I have edited the FPS player blueprint to be able to fly. WASD to move around, Space to move up, and left Ctrl to move downward.
This allows the player to traverse upward indefinitely. I do not have the option to use an invisible wall as a ceiling, but I need to limit the height the player can get to based on what is underneath them. I assume I need to use some sort of raytrace, but I’m not sure.
To better explain, I want the player to move upwards when i press the spacebar, but once a defined height is reached above whatever is underneath them, they can’t go any higher.
Could you not simply compare the actor’s current world position in the up axis and prevent elevation in the event that the current height is greater than or equal to a height limit?
e.g
if (GetActorLocation().Z >= MaxHeight) {
//prevent elevation/input from spacebar
}
Of course, you may find you want to use a raycast anyway for other purposes in the future, so maybe a raycast would suit you better.
Then you could do something similar, but just stop input when the ray’s distance exceeds the max height.
In this case, you would also need to ensure that your ray is actually hitting the ground, and not being intercepted by another object (say, another flying character), else you would effectively be able to double your height limit value. Line trace by channel could help you out here.
The blueprint in this link helped me out but I ended at a different solution. My use is to have a the player fly at a designated height all the time, and I simply split the vector when adding movement input and split the forward and right vectors going into that node. I then used an if statement to check whether the actor’s z location was equal to my desired height and swept the actor location back to that z value if not.

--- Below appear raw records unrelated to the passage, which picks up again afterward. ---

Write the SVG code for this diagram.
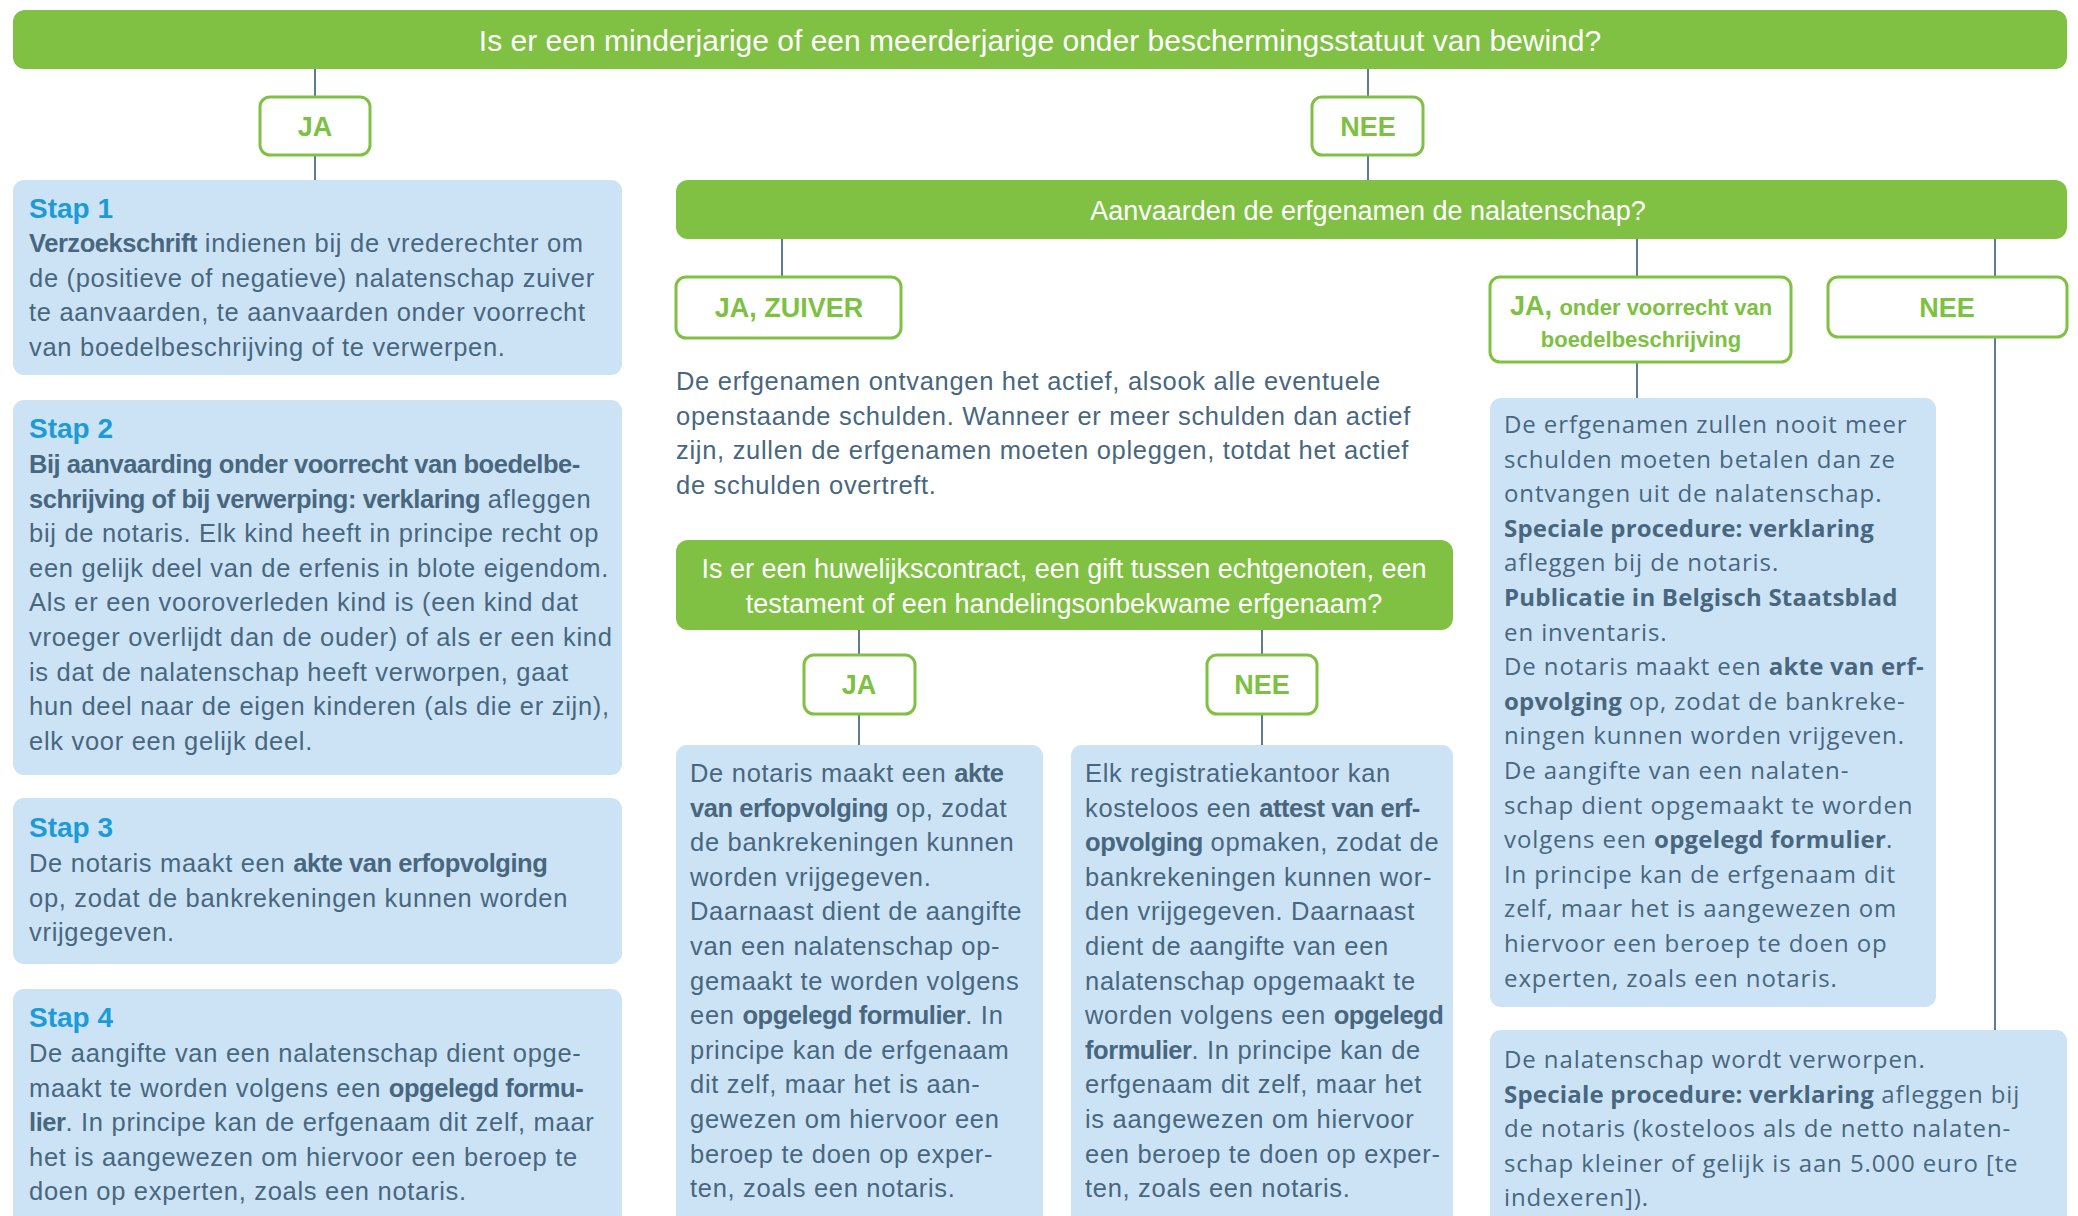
<svg xmlns="http://www.w3.org/2000/svg" width="2078" height="1216" viewBox="0 0 2078 1216">
<style>
.bar{fill:#80c143}
.opt{fill:#fff;stroke:#80c143;stroke-width:3}
.box{fill:#cce3f5}
.conn line{stroke:#5f7b92;stroke-width:2}
.t{font-family:"Liberation Sans",Arial,sans-serif;font-size:25.5px;letter-spacing:0.7px;fill:#48677f}
.r{font-family:"Open Sans","Liberation Sans",Arial,sans-serif;font-size:24px;letter-spacing:0.9px;fill:#48677f}
.b{font-weight:bold}
.t .b{letter-spacing:-0.45px}
.r .b{letter-spacing:0.2px}
.h{font-family:"Liberation Sans",Arial,sans-serif;font-size:28px;font-weight:bold;fill:#1b9bd8}
.q{font-family:"Liberation Sans",Arial,sans-serif;font-size:27px;fill:#fff;text-anchor:middle}
.q1{font-size:30px}
.o{font-family:"Liberation Sans",Arial,sans-serif;font-size:27px;font-weight:bold;fill:#7dc142;text-anchor:middle}
.os{font-size:22px}
</style>
<rect width="2078" height="1216" fill="#fff"/>
<g id="connectors" class="conn">
<line x1="315" y1="69" x2="315" y2="97"/>
<line x1="315" y1="155" x2="315" y2="180"/>
<line x1="1368" y1="69" x2="1368" y2="97"/>
<line x1="1368" y1="155" x2="1368" y2="180"/>
<line x1="782" y1="239" x2="782" y2="277"/>
<line x1="1637" y1="239" x2="1637" y2="277"/>
<line x1="1637" y1="362" x2="1637" y2="398"/>
<line x1="1995" y1="239" x2="1995" y2="277"/>
<line x1="1995" y1="337" x2="1995" y2="1030"/>
<line x1="859" y1="630" x2="859" y2="655"/>
<line x1="859" y1="714" x2="859" y2="745"/>
<line x1="1262" y1="630" x2="1262" y2="655"/>
<line x1="1262" y1="714" x2="1262" y2="745"/>
</g>
<g id="q1">
<rect class="bar" x="13" y="10" width="2054" height="59" rx="12"/>
<text class="q q1" x="1040" y="51">Is er een minderjarige of een meerderjarige onder beschermingsstatuut van bewind?</text>
</g>
<g id="ja1">
<rect class="opt" x="260" y="97" width="110" height="58" rx="10"/>
<text class="o" x="315" y="136">JA</text>
</g>
<g id="nee1">
<rect class="opt" x="1312" y="97" width="111" height="58" rx="10"/>
<text class="o" x="1368" y="136">NEE</text>
</g>
<g id="stap1">
<rect class="box" x="13" y="180" width="609" height="195" rx="11"/>
<text class="h" x="29" y="218">Stap 1</text>
<text class="t"><tspan x="29" y="252"><tspan class="b">Verzoekschrift</tspan> indienen bij de vrederechter om</tspan><tspan x="29" y="286.6">de (positieve of negatieve) nalatenschap zuiver</tspan><tspan x="29" y="321.2">te aanvaarden, te aanvaarden onder voorrecht</tspan><tspan x="29" y="355.8">van boedelbeschrijving of te verwerpen.</tspan></text>
</g>
<g id="stap2">
<rect class="box" x="13" y="400" width="609" height="375" rx="11"/>
<text class="h" x="29" y="438">Stap 2</text>
<text class="t"><tspan x="29" y="473" class="b">Bij aanvaarding onder voorrecht van boedelbe-</tspan><tspan x="29" y="507.6"><tspan class="b">schrijving of bij verwerping: verklaring</tspan> afleggen</tspan><tspan x="29" y="542.2">bij de notaris. Elk kind heeft in principe recht op</tspan><tspan x="29" y="576.8">een gelijk deel van de erfenis in blote eigendom.</tspan><tspan x="29" y="611.4">Als er een vooroverleden kind is (een kind dat</tspan><tspan x="29" y="646">vroeger overlijdt dan de ouder) of als er een kind</tspan><tspan x="29" y="680.6">is dat de nalatenschap heeft verworpen, gaat</tspan><tspan x="29" y="715.2">hun deel naar de eigen kinderen (als die er zijn),</tspan><tspan x="29" y="749.8">elk voor een gelijk deel.</tspan></text>
</g>
<g id="stap3">
<rect class="box" x="13" y="798" width="609" height="166" rx="11"/>
<text class="h" x="29" y="837">Stap 3</text>
<text class="t"><tspan x="29" y="872">De notaris maakt een <tspan class="b">akte van erfopvolging</tspan></tspan><tspan x="29" y="906.6">op, zodat de bankrekeningen kunnen worden</tspan><tspan x="29" y="941.2">vrijgegeven.</tspan></text>
</g>
<g id="stap4">
<rect class="box" x="13" y="989" width="609" height="250" rx="11"/>
<text class="h" x="29" y="1027">Stap 4</text>
<text class="t"><tspan x="29" y="1062">De aangifte van een nalatenschap dient opge-</tspan><tspan x="29" y="1096.6">maakt te worden volgens een <tspan class="b">opgelegd formu-</tspan></tspan><tspan x="29" y="1131.2"><tspan class="b">lier</tspan>. In principe kan de erfgenaam dit zelf, maar</tspan><tspan x="29" y="1165.8">het is aangewezen om hiervoor een beroep te</tspan><tspan x="29" y="1200.4">doen op experten, zoals een notaris.</tspan></text>
</g>
<g id="q2">
<rect class="bar" x="676" y="180" width="1391" height="59" rx="12"/>
<text class="q" x="1368" y="220">Aanvaarden de erfgenamen de nalatenschap?</text>
</g>
<g id="jazuiver">
<rect class="opt" x="676" y="277" width="225" height="61" rx="10"/>
<text class="o" x="789" y="317">JA, ZUIVER</text>
</g>
<g id="zuiver-text">
<text class="t"><tspan x="676" y="390">De erfgenamen ontvangen het actief, alsook alle eventuele</tspan><tspan x="676" y="424.6">openstaande schulden. Wanneer er meer schulden dan actief</tspan><tspan x="676" y="459.2">zijn, zullen de erfgenamen moeten opleggen, totdat het actief</tspan><tspan x="676" y="493.8">de schulden overtreft.</tspan></text>
</g>
<g id="q3">
<rect class="bar" x="676" y="540" width="777" height="90" rx="12"/>
<text class="q"><tspan x="1064" y="578">Is er een huwelijkscontract, een gift tussen echtgenoten, een</tspan><tspan x="1064" y="613">testament of een handelingsonbekwame erfgenaam?</tspan></text>
</g>
<g id="ja3">
<rect class="opt" x="804" y="655" width="111" height="59" rx="10"/>
<text class="o" x="859" y="694">JA</text>
</g>
<g id="nee3">
<rect class="opt" x="1207" y="655" width="110" height="59" rx="10"/>
<text class="o" x="1262" y="694">NEE</text>
</g>
<g id="ja3-box">
<rect class="box" x="676" y="745" width="367" height="500" rx="11"/>
<text class="t"><tspan x="690" y="782">De notaris maakt een <tspan class="b">akte</tspan></tspan><tspan x="690" y="816.6"><tspan class="b">van erfopvolging</tspan> op, zodat</tspan><tspan x="690" y="851.2">de bankrekeningen kunnen</tspan><tspan x="690" y="885.8">worden vrijgegeven.</tspan><tspan x="690" y="920.4">Daarnaast dient de aangifte</tspan><tspan x="690" y="955">van een nalatenschap op-</tspan><tspan x="690" y="989.6">gemaakt te worden volgens</tspan><tspan x="690" y="1024.2">een <tspan class="b">opgelegd formulier</tspan>. In</tspan><tspan x="690" y="1058.8">principe kan de erfgenaam</tspan><tspan x="690" y="1093.4">dit zelf, maar het is aan-</tspan><tspan x="690" y="1128">gewezen om hiervoor een</tspan><tspan x="690" y="1162.6">beroep te doen op exper-</tspan><tspan x="690" y="1197.2">ten, zoals een notaris.</tspan></text>
</g>
<g id="nee3-box">
<rect class="box" x="1071" y="745" width="382" height="500" rx="11"/>
<text class="t"><tspan x="1085" y="782">Elk registratiekantoor kan</tspan><tspan x="1085" y="816.6">kosteloos een <tspan class="b">attest van erf-</tspan></tspan><tspan x="1085" y="851.2"><tspan class="b">opvolging</tspan> opmaken, zodat de</tspan><tspan x="1085" y="885.8">bankrekeningen kunnen wor-</tspan><tspan x="1085" y="920.4">den vrijgegeven. Daarnaast</tspan><tspan x="1085" y="955">dient de aangifte van een</tspan><tspan x="1085" y="989.6">nalatenschap opgemaakt te</tspan><tspan x="1085" y="1024.2">worden volgens een <tspan class="b">opgelegd</tspan></tspan><tspan x="1085" y="1058.8"><tspan class="b">formulier</tspan>. In principe kan de</tspan><tspan x="1085" y="1093.4">erfgenaam dit zelf, maar het</tspan><tspan x="1085" y="1128">is aangewezen om hiervoor</tspan><tspan x="1085" y="1162.6">een beroep te doen op exper-</tspan><tspan x="1085" y="1197.2">ten, zoals een notaris.</tspan></text>
</g>
<g id="jaboedel">
<rect class="opt" x="1490" y="277" width="301" height="85" rx="10"/>
<text class="o"><tspan x="1641" y="315">JA, <tspan class="os">onder voorrecht van</tspan></tspan><tspan x="1641" y="347" class="os">boedelbeschrijving</tspan></text>
</g>
<g id="nee2">
<rect class="opt" x="1828" y="277" width="239" height="60" rx="10"/>
<text class="o" x="1947" y="317">NEE</text>
</g>
<g id="jaboedel-box">
<rect class="box" x="1490" y="398" width="446" height="609" rx="11"/>
<text class="r"><tspan x="1504" y="433">De erfgenamen zullen nooit meer</tspan><tspan x="1504" y="467.6">schulden moeten betalen dan ze</tspan><tspan x="1504" y="502.2">ontvangen uit de nalatenschap.</tspan><tspan x="1504" y="536.8" class="b">Speciale procedure: verklaring</tspan><tspan x="1504" y="571.4">afleggen bij de notaris.</tspan><tspan x="1504" y="606" class="b">Publicatie in Belgisch Staatsblad</tspan><tspan x="1504" y="640.6">en inventaris.</tspan><tspan x="1504" y="675.2">De notaris maakt een <tspan class="b">akte van erf-</tspan></tspan><tspan x="1504" y="709.8"><tspan class="b">opvolging</tspan> op, zodat de bankreke-</tspan><tspan x="1504" y="744.4">ningen kunnen worden vrijgeven.</tspan><tspan x="1504" y="779">De aangifte van een nalaten-</tspan><tspan x="1504" y="813.6">schap dient opgemaakt te worden</tspan><tspan x="1504" y="848.2">volgens een <tspan class="b">opgelegd formulier</tspan>.</tspan><tspan x="1504" y="882.8">In principe kan de erfgenaam dit</tspan><tspan x="1504" y="917.4">zelf, maar het is aangewezen om</tspan><tspan x="1504" y="952">hiervoor een beroep te doen op</tspan><tspan x="1504" y="986.6">experten, zoals een notaris.</tspan></text>
</g>
<g id="nee2-box">
<rect class="box" x="1490" y="1030" width="577" height="220" rx="11"/>
<text class="r"><tspan x="1504" y="1068">De nalatenschap wordt verworpen.</tspan><tspan x="1504" y="1102.6"><tspan class="b">Speciale procedure: verklaring</tspan> afleggen bij</tspan><tspan x="1504" y="1137.2">de notaris (kosteloos als de netto nalaten-</tspan><tspan x="1504" y="1171.8">schap kleiner of gelijk is aan 5.000 euro [te</tspan><tspan x="1504" y="1206.4">indexeren]).</tspan></text>
</g>
</svg>
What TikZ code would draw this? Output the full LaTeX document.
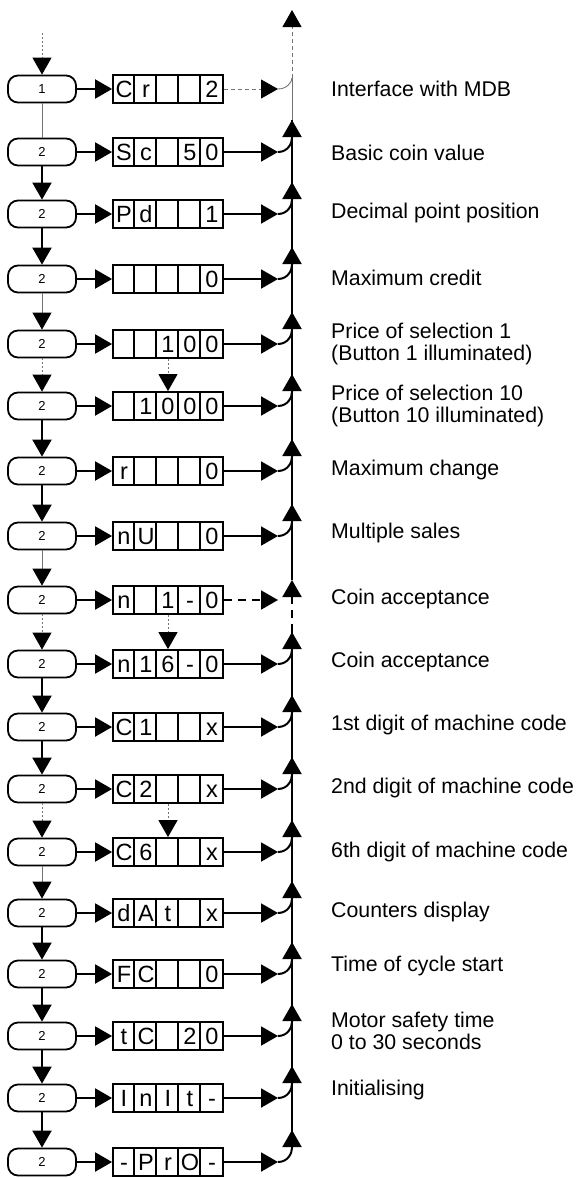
\documentclass[tikz,border=0pt]{standalone}
\usepackage{fontspec}
\setmainfont{Liberation Sans}
\usetikzlibrary{arrows.meta}
\begin{document}
\begin{tikzpicture}[x=1pt,y=-1pt,
  rbox/.style={draw, line width=1.8pt, rounded corners=10pt, minimum width=68pt, minimum height=27pt, inner sep=0pt, font=\fontsize{13}{15}\selectfont},
  dbox/.style={draw, line width=1.8pt, minimum width=110pt, minimum height=28pt, inner sep=0pt},
  ch/.style={inner sep=0pt, font=\fontsize{23.5}{27}\selectfont, text height=16.8pt, text depth=0pt},
  lbl/.style={anchor=west, inner sep=0pt, align=left, font=\fontsize{21.3}{22}\selectfont},
  thk/.style={line width=2pt},
  thn/.style={line width=0.9pt, black!55},
  dots/.style={dash pattern=on 2pt off 2pt},
  gdash/.style={dash pattern=on 4pt off 3pt},
  bdash/.style={dash pattern=on 8pt off 6pt},
  arr/.style={-{Triangle[length=17pt,width=19pt]}},
  garr/.style={-{Triangle[length=17pt,width=19pt,color=black]}}
]
\useasboundingbox (0,0) rectangle (576,1178);

\foreach \i/\y/\n/\a/\b/\c/\d/\e in {
  1/89/1/C/r/{}/{}/2,
  2/152/2/S/c/{}/5/0,
  3/214/2/P/d/{}/{}/1,
  4/279/2/{}/{}/{}/{}/0,
  5/344/2/{}/{}/1/0/0,
  6/406/2/{}/1/0/0/0,
  7/471/2/r/{}/{}/{}/0,
  8/536/2/n/U/{}/{}/0,
  9/600/2/n/{}/1/-/0,
  10/664/2/n/1/6/-/0,
  11/727/2/C/1/{}/{}/x,
  12/789/2/C/2/{}/{}/x,
  13/852/2/C/6/{}/{}/x,
  14/913/2/d/A/t/{}/x,
  15/974/2/F/C/{}/{}/0,
  16/1036/2/t/C/{}/2/0,
  17/1098/2/I/n/I/t/-,
  18/1162/2/-/P/r/O/-}{
  \node[rbox] (r\i) at (42,\y) {\n};
  \node[dbox] (b\i) at (168,\y) {};
  \foreach \k in {1,...,4}
    \draw[line width=1.8pt] ([xshift=22*\k pt]b\i.north west) -- ([xshift=22*\k pt]b\i.south west);
  \node[ch] (c\i a) at (124,\y) {\a};
  \node[ch] (c\i b) at (146,\y) {\b};
  \node[ch] (c\i c) at (168,\y) {\c};
  \node[ch] (c\i d) at (190,\y) {\d};
  \node[ch] (c\i e) at (212,\y) {\e};
  \coordinate (h\i) at (278,\y);
  \coordinate (j\i) at (292,\y-14);
  \coordinate (t\i) at (292,\y-32);
  \draw[thk,arr] (r\i) -- (b\i);
}

% row outputs joining the return line
\foreach \i in {2,3,4,5,6,7,8,10,11,12,13,14,15,16,17,18}{
  \draw[thk,arr] (b\i) -- (h\i);
  \draw[thk,arr] (h\i) .. controls +(10,0) and +(0,5) .. (j\i) -- (t\i);
}

% row 1
\coordinate (j1a) at (292,78);
\coordinate (toptip) at (292,10);
\draw[thn,gdash,garr] (b1) -- (h1);
\draw[thn] (h1) .. controls +(9,0) and +(0,4) .. (j1a);
\draw[thn,gdash,garr] (j1a) -- (toptip);
\draw[thn] (t2) -- (j1a);

% row 9
\coordinate (v9b) at (292,597);
\coordinate (v9t) at (292,580);
\draw[thk,bdash,arr] (b9) -- (h9);
\draw[thk,arr] (v9b) -- (v9t);

% main return line
\draw[thk] (j18) -- (t10);
\draw[thk,bdash] (t10) -- (v9b);
\draw[thk] (v9t) -- (t2);

% left chain
\coordinate (start) at (42,33);
\draw[thn,dots,garr] (start) -- (r1);
\draw[thn] (r1) -- (r2);
\draw[thk,arr] (r2) -- (r3);
\draw[thk,arr] (r3) -- (r4);
\draw[thn,garr] (r4) -- (r5);
\draw[thn,dots,garr] (r5) -- (r6);
\draw[thk,arr] (r6) -- (r7);
\draw[thk,arr] (r7) -- (r8);
\draw[thn,garr] (r8) -- (r9);
\draw[thn,dots,garr] (r9) -- (r10);
\draw[thk,arr] (r10) -- (r11);
\draw[thk,arr] (r11) -- (r12);
\draw[thn,dots,garr] (r12) -- (r13);
\draw[thn,garr] (r13) -- (r14);
\draw[thk,arr] (r14) -- (r15);
\draw[thk,arr] (r15) -- (r16);
\draw[thk,arr] (r16) -- (r17);
\draw[thk,arr] (r17) -- (r18);

% box to box skips
\draw[thn,dots,garr] (b5) -- (b6);
\draw[thn,dots,garr] (b9) -- (b10);
\draw[thn,dots,garr] (b12) -- (b13);

% labels
\foreach \i/\y/\t in {
  1/89/{Interface with MDB},
  2/153/{Basic coin value},
  3/213/{Decimal point position},
  4/278/{Maximum credit},
  5/344/{Price of selection 1\\(Button 1 illuminated)},
  6/406/{Price of selection 10\\(Button 10 illuminated)},
  7/470/{Maximum change},
  8/533/{Multiple sales},
  9/599/{Coin acceptance},
  10/662/{Coin acceptance},
  11/725/{1st digit of machine code},
  12/788/{2nd digit of machine code},
  13/852/{6th digit of machine code},
  14/912/{Counters display},
  15/966/{Time of cycle start},
  16/1031/{Motor safety time\\0 to 30 seconds},
  17/1090/{Initialising}}{
  \node[lbl] (l\i) at (331,\y) {\t};
}
\end{tikzpicture}
\end{document}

edit: Reworked this to allow change of terrain elevation (only worked on flat plane where we had constant height before). I am now setting the base eye height for my camera at the desired ‘fly’ height (a variable I am adjusting in-game for higher aerial shots) and letting the capsule component keep track of the ground to keep me at the right elevation above it. An interesting side note: I had the pawn’s control rotation determine the movement input vector, which was causing me to slow to a halt as I changed from looking forward to looking down. Was kind of a cool effect that I opted to replace with an arrow component so that I’d have constant speed.